The government had planned to execute Lee last winter but it was suspended because of challenges to a new execution method adopted by the Federal Bureau of Prisons (BOP). A federal appellate court cleared the way for executions to proceed in April and in June, the DOJ announced that Lee would be the first of four men to be executed this summer. 

“We owe it to the victims of these horrific crimes, and to the families left behind, to carry forward the sentence imposed by our justice system,” U.S. Attorney General William Barr wrote in a press release announcing the executions.

But Veillette, speaking on behalf of her family, said that is not the case. Since Kehoe was sentenced, they have opposed executing Lee and advocated for his sentence to be commuted to life without parole. “They speak as if they are speaking for us and so it’s like stealing our voice and misrepresenting us, and Nancy, and Sarah, about who we are as people,” she said. 
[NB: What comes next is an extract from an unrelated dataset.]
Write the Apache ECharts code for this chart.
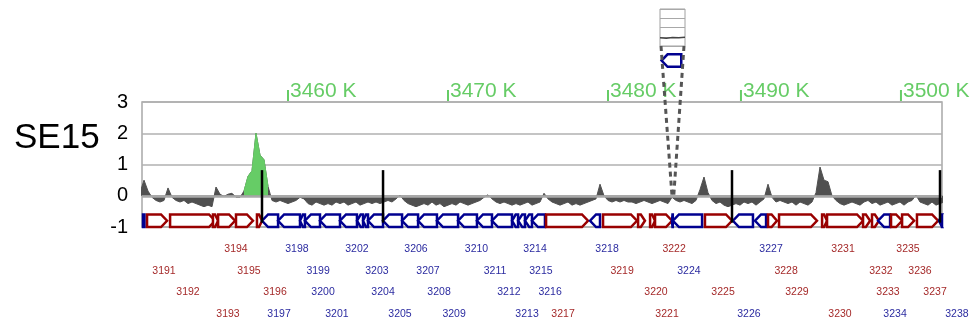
<!DOCTYPE html>
<html><head><meta charset="utf-8">
<script src="https://cdn.jsdelivr.net/npm/echarts@6/dist/echarts.min.js"></script>
<style>html,body{margin:0;padding:0;background:#fff}#c{width:976px;height:327px}</style>
</head><body><div id="c"></div><script>
// ---------------- data ----------------
const trackName = 'SE15';
const rulerLabels = ['3460 K', '3470 K', '3480 K', '3490 K', '3500 K'];
const rulerPos = [3460, 3470, 3480, 3488.31, 3498.31];

// signal (kb positions start + i*step)
const signalStart = 3450.75, signalStep = 0.25;
const signalValues = [
  0.1, 0.5, 0.15, -0.05, -0.15, -0.2, -0.15, 0.25, -0.05, -0.15,
  -0.2, -0.15, -0.25, -0.2, -0.25, -0.3, -0.35, -0.3, -0.35, 0.28,
  0.05, -0.02, 0.05, 0.08, -0.05, -0.05, 0.15, 0.62, 0.8, 2.0,
  1.3, 1.15, 0.3, -0.15, -0.2, -0.15, -0.2, -0.25, -0.2, -0.15,
  -0.05, -0.1, -0.25, -0.3, -0.2, -0.25, -0.3, -0.25, -0.3, -0.2,
  -0.25, -0.2, -0.3, -0.25, -0.2, -0.3, -0.25, -0.2, -0.25, -0.2,
  -0.25, -0.2, -0.15, -0.2, -0.1, 0.02, -0.15, -0.25, -0.3, -0.35,
  -0.3, -0.25, -0.3, -0.2, -0.3, -0.25, -0.35, -0.3, -0.25, -0.3,
  -0.2, -0.25, -0.3, -0.25, -0.2, -0.15, -0.05, 0.03, -0.1, -0.2,
  -0.25, -0.2, -0.25, -0.3, -0.25, -0.3, -0.25, -0.2, -0.3, -0.25,
  -0.2, 0.08, -0.1, -0.2, -0.25, -0.3, -0.25, -0.2, -0.3, -0.25,
  -0.3, -0.25, -0.2, -0.15, -0.1, 0.37, 0.0, -0.15, -0.2, -0.15,
  -0.2, -0.15, -0.2, -0.2, -0.25, -0.2, -0.15, -0.2, -0.25, -0.2,
  -0.15, -0.2, -0.25, -0.05, -0.15, -0.2, -0.15, -0.2, -0.25, -0.15,
  0.2, 0.6, 0.1, -0.15, -0.25, -0.2, -0.3, -0.35, -0.3, -0.25,
  -0.3, -0.2, -0.25, -0.2, -0.3, -0.2, -0.1, 0.37, -0.05, -0.2,
  -0.15, -0.2, -0.25, -0.2, -0.3, -0.2, -0.25, -0.3, -0.2, 0.1,
  0.92, 0.5, 0.45, 0.0, -0.15, -0.25, -0.3, -0.25, -0.2, -0.25,
  -0.3, -0.2, -0.15, -0.25, -0.2, -0.3, -0.25, -0.2, -0.3, -0.25,
  -0.2, -0.3, -0.2, -0.15, 0.02, -0.2, -0.25, -0.3, -0.2, -0.3,
  -0.25, -0.2
];
const peakFrom = 3457.25, peakTo = 3458.75;

const markerPos = [3458.375, 3465.94, 3487.75, 3500.75];
const markerTop = 0.82, markerBottom = -0.86;

const geneIds = ['3190','3191','3192','3193','3194','3195','3196','3197','3198','3199','3200','3201','3202','3203','3204','3205','3206','3207','3208','3209','3210','3211','3212','3213','3214','3215','3216','3217','3218','3219','3220','3221','3222','3223','3224','3225','3226','3227','3228','3229','3230','3231','3232','3233','3234','3235','3236','3237','3238'];
const geneStart = [3450.7,3451.19,3452.63,3455.31,3455.63,3456.75,3458.06,3458.38,3459.38,3460.75,3461.06,3462.0,3463.25,3464.31,3464.69,3465.0,3465.94,3467.13,3468.13,3469.31,3470.63,3471.81,3472.75,3474.0,3474.38,3474.81,3475.25,3476.13,3478.88,3479.69,3481.88,3482.63,3482.94,3484.0,3484.06,3486.06,3487.81,3489.19,3490.0,3490.69,3493.38,3493.69,3495.94,3496.5,3496.88,3497.69,3498.38,3499.31,3500.69];
const geneEnd = [3451.03,3452.44,3455.44,3455.63,3456.69,3457.81,3458.38,3459.38,3460.75,3461.06,3462.0,3463.25,3464.31,3464.69,3465.0,3465.94,3467.13,3468.13,3469.31,3470.63,3471.81,3472.75,3474.0,3474.38,3474.81,3475.25,3476.06,3478.75,3479.5,3481.81,3482.31,3482.94,3484.0,3484.05,3485.88,3487.75,3489.06,3489.88,3490.56,3493.06,3493.69,3495.94,3496.38,3496.94,3497.63,3498.38,3499.13,3500.63,3501.0];
const geneStrand = [-1,1,1,1,1,1,1,-1,-1,-1,-1,-1,-1,-1,-1,-1,-1,-1,-1,-1,-1,-1,-1,-1,-1,-1,-1,1,-1,1,1,1,1,-1,-1,1,-1,-1,1,1,1,1,1,1,-1,1,1,1,-1];

const labelIds = ['3191','3192','3193','3194','3195','3196','3197','3198','3199','3200','3201','3202','3203','3204','3205','3206','3207','3208','3209','3210','3211','3212','3213','3214','3215','3216','3217','3218','3219','3220','3221','3222','3224','3225','3226','3227','3228','3229','3230','3231','3232','3233','3234','3235','3236','3237','3238'];
const labelPos = [3452.25,3453.75,3456.25,3456.75,3457.56,3459.19,3459.44,3460.56,3461.88,3462.19,3463.06,3464.31,3465.56,3465.94,3467.0,3468.0,3468.75,3469.44,3470.38,3471.78,3472.94,3473.81,3474.94,3475.44,3475.81,3476.38,3477.19,3479.94,3480.88,3483.0,3483.69,3484.13,3485.06,3487.19,3488.81,3490.19,3491.13,3491.81,3494.5,3494.69,3497.06,3497.5,3497.94,3498.75,3499.5,3500.44,3501.81];

// inset (zoom on gene 3223)
const insetGeneId = '3223';
const insetGeneStart = 3483.995, insetGeneEnd = 3484.058;
const insetSignalPos = [3483.99, 3484.01, 3484.03, 3484.05, 3484.07];
const insetSignalValues = [-0.1, -0.15, -0.08, -0.12, -0.05];

// ---------------- chart ----------------
const FONT = '"Liberation Sans", Arial, sans-serif';
const X_MIN = 3450.875, X_MAX = 3500.875;
const INSET_MIN = 3483.99, INSET_MAX = 3484.07;
const GENE_TOP = -0.6, GENE_BOT = -1.0;
const RED = '#990000', BLUE = '#000090';
const RED_TXT = '#a52a2a', BLUE_TXT = '#2b2ba0';
const GREEN = '#66cc66';

const signalData = signalValues.map((v, i) => [signalStart + i * signalStep, v]);
const peakData = signalData.filter(d => d[0] >= peakFrom && d[0] <= peakTo);
const strandOf = {};
geneIds.forEach((id, i) => strandOf[id] = geneStrand[i]);
const geneData = geneIds.map((id, i) => [geneStart[i], geneEnd[i], geneStrand[i]]);
const labelData = labelIds.map((id, i) => [labelPos[i], (i + 1) % 4, strandOf[id], id]);

function genePolygon(x1, x2, y1, y2, strand, clipL, clipR) {
  const ym = (y1 + y2) / 2;
  let a = Math.min(6, (x2 - x1) * 0.6);
  if (strand > 0) {
    if (x2 > clipR) { x2 = clipR; a = 0; }
    x1 = Math.max(x1, clipL);
    return [[x1, y1], [x2 - a, y1], [x2, ym], [x2 - a, y2], [x1, y2]];
  } else {
    if (x1 < clipL) { x1 = clipL; a = 0; }
    x2 = Math.min(x2, clipR);
    return [[x1 + a, y1], [x2, y1], [x2, y2], [x1 + a, y2], [x1, ym]];
  }
}

const chart = echarts.init(document.getElementById('c'), null, {renderer: 'canvas'});
const option = {
  animation: false,
  backgroundColor: '#fff',
  title: {text: trackName, left: 9, top: 116,
    textStyle: {fontSize: 35, fontWeight: 'normal', color: '#000', fontFamily: FONT}},
  grid: [
    {left: 142, top: 102, width: 800, height: 125, show: true, borderColor: '#a8a8a8', borderWidth: 1.5, backgroundColor: 'transparent'},
    {left: 660, top: 9, width: 25, height: 37, show: true, borderColor: '#a0a0a0', borderWidth: 1, backgroundColor: 'transparent'}
  ],
  xAxis: [
    {type: 'value', gridIndex: 0, min: X_MIN, max: X_MAX, show: false},
    {type: 'value', gridIndex: 1, min: INSET_MIN, max: INSET_MAX, show: false}
  ],
  yAxis: [
    {type: 'value', gridIndex: 0, min: -1, max: 3, interval: 1,
      axisLine: {show: false}, axisTick: {show: false},
      axisLabel: {fontSize: 20, color: '#000', margin: 14, fontFamily: FONT},
      splitLine: {lineStyle: {color: '#b0b0b0', width: 1.5}}},
    {type: 'value', gridIndex: 1, min: -1, max: 3, interval: 1,
      axisLine: {show: false}, axisTick: {show: false}, axisLabel: {show: false},
      splitLine: {lineStyle: {color: '#a8a8a8', width: 1}}}
  ],
  series: [
    {type: 'line', name: 'signal', xAxisIndex: 0, yAxisIndex: 0, data: signalData,
      symbol: 'none', lineStyle: {color: '#505050', width: 1}, areaStyle: {color: '#505050', opacity: 1, origin: 0},
      z: 2,
      markLine: {silent: true, symbol: 'none', label: {show: false},
        lineStyle: {color: '#a8a8a8', width: 2.5, type: 'solid'}, data: [{yAxis: 0}]}},
    {type: 'line', name: 'peak', xAxisIndex: 0, yAxisIndex: 0, data: peakData,
      symbol: 'none', lineStyle: {color: GREEN, width: 1}, areaStyle: {color: GREEN, opacity: 1, origin: 0}, z: 3},
    {type: 'custom', name: 'genes', xAxisIndex: 0, yAxisIndex: 0, data: geneData, clip: false, z: 4,
      renderItem: function (params, api) {
        const cs = params.coordSys;
        const p1 = api.coord([api.value(0), GENE_TOP]);
        const p2 = api.coord([api.value(1), GENE_BOT]);
        const strand = api.value(2);
        if (p2[0] < cs.x || p1[0] > cs.x + cs.width) return null;
        const pts = genePolygon(p1[0], p2[0], p1[1], p2[1], strand, cs.x + 1, cs.x + cs.width);
        return {type: 'polygon', shape: {points: pts},
          style: {fill: '#fff', stroke: strand > 0 ? RED : BLUE, lineWidth: 2.5, lineJoin: 'miter'}};
      }},
    {type: 'custom', name: 'markers', xAxisIndex: 0, yAxisIndex: 0, data: markerPos.map(p => [p]), clip: false, z: 5,
      renderItem: function (params, api) {
        const a = api.coord([api.value(0), markerTop]);
        const b = api.coord([api.value(0), markerBottom]);
        return {type: 'line', shape: {x1: a[0], y1: a[1], x2: b[0], y2: b[1]},
          style: {stroke: '#000', lineWidth: 2.5}};
      }},
    {type: 'custom', name: 'labels', xAxisIndex: 0, yAxisIndex: 0, data: labelData, clip: false, z: 5,
      renderItem: function (params, api) {
        const p = api.coord([api.value(0), -1]);
        const row = api.value(1);
        const d = labelData[params.dataIndex];
        return {type: 'text', x: p[0], y: p[1] + 22 + row * 21.7,
          style: {text: d[3], fill: d[2] > 0 ? RED_TXT : BLUE_TXT, font: '10.5px ' + FONT,
            textAlign: 'center', textVerticalAlign: 'middle'}};
      }},
    {type: 'custom', name: 'ruler', xAxisIndex: 0, yAxisIndex: 0, data: rulerPos.map(p => [p]), clip: false, z: 5,
      renderItem: function (params, api) {
        const p = api.coord([api.value(0), 3]);
        return {type: 'group', children: [
          {type: 'line', shape: {x1: p[0], y1: p[1] - 1, x2: p[0], y2: p[1] - 12}, style: {stroke: GREEN, lineWidth: 2}},
          {type: 'text', x: p[0] + 2, y: p[1] - 11,
            style: {text: rulerLabels[params.dataIndex], fill: GREEN, font: '21px ' + FONT,
              textAlign: 'left', textVerticalAlign: 'middle'}}
        ]};
      }},
    {type: 'line', name: 'insetSignal', xAxisIndex: 1, yAxisIndex: 1,
      data: insetSignalPos.map((p, i) => [p, insetSignalValues[i]]),
      symbol: 'none', lineStyle: {color: '#444', width: 1.5}, z: 3},
    {type: 'custom', name: 'insetGene', xAxisIndex: 1, yAxisIndex: 1, clip: false, z: 4,
      data: [[insetGeneStart, insetGeneEnd, strandOf[insetGeneId]]],
      renderItem: function (params, api) {
        const p1 = api.coord([api.value(0), -1.9]);
        const p2 = api.coord([api.value(1), -3.25]);
        const strand = api.value(2);
        const pts = genePolygon(p1[0], p2[0], p1[1], p2[1], strand, -1e9, 1e9);
        return {type: 'polygon', shape: {points: pts},
          style: {fill: '#fff', stroke: strand > 0 ? RED : BLUE, lineWidth: 2.5}};
      }}
  ]
};
chart.setOption(option);

// connectors from inset to the zoomed spot on the main track
const iL = chart.convertToPixel({gridIndex: 1}, [INSET_MIN, -1]);
const iR = chart.convertToPixel({gridIndex: 1}, [INSET_MAX, -1]);
const mL = chart.convertToPixel({gridIndex: 0}, [geneStart[geneIds.indexOf(insetGeneId)], 0]);
const mR = chart.convertToPixel({gridIndex: 0}, [geneEnd[geneIds.indexOf(insetGeneId)] + 0.06, 0]);
chart.setOption({graphic: [
  {type: 'line', shape: {x1: iL[0] + 1, y1: iL[1], x2: mL[0], y2: mL[1]}, style: {stroke: '#555', lineWidth: 3, lineDash: [5, 4]}, z: 10},
  {type: 'line', shape: {x1: iR[0] - 1, y1: iR[1], x2: mR[0], y2: mR[1]}, style: {stroke: '#555', lineWidth: 3, lineDash: [5, 4]}, z: 10}
]});
</script></body></html>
Family photo of Sarah Powell. Courtesy of Monica Veillette

There is litigation still pending in Lee’s case that may halt Monday’s execution, but if it does move ahead, Veillette and her family are planning to attend so they can make their opposition known. Peterson, Nancy Mueller’s mother, will be driven 500 miles from Arkansas to the federal death chamber in Terre Haute, Indiana, because COVID-19 has made it too risky for her to fly. Veillette and her mother are also planning to attend against the wishes of their physicians. 

Earlier this week, Veillette’s family filed a lawsuit seeking to block Lee’s execution on the basis that the government had put their lives at “grave risk” by scheduling the execution during the COVID-19 pandemic. 

This morning, Judge Lee P. Rudofsky denied to postpone the execution because of COVID-19, writing that neither Congress nor the president has stepped in to stop executions during the pandemic. “I am not in good conscience going to substitute my weighing of the advantages and disadvantages for theirs—especially when a delay would have to be a long one to do any good,” his order reads.

In an email to The Appeal, a BOP spokesperson outlined the precautions the agency will take against the disease at the execution, including issuing face masks to everyone in attendance. Additionally, the spokesperson wrote that social distancing of six feet should be practiced but “may not be feasible based on the limited capacity of the media witness room.”

On the telephone last month, Veillette said she felt as if her family was ignored from the time that the DOJ refused to remove the death penalty as a possibility for Lee. She remembered her aunt Nancy, whom she described as a “carefree happy person” who loved to ride horses and play music. Sarah, she said, took after her mother, and was a curious child who wanted to work with animals one day. Both were compassionate and would not have wanted Lee to be executed, Veillette said. 

“To have their stories end with such a horrific act done in their name does them a disservice,” she said. “We don’t want that to be the last chapter in their story.”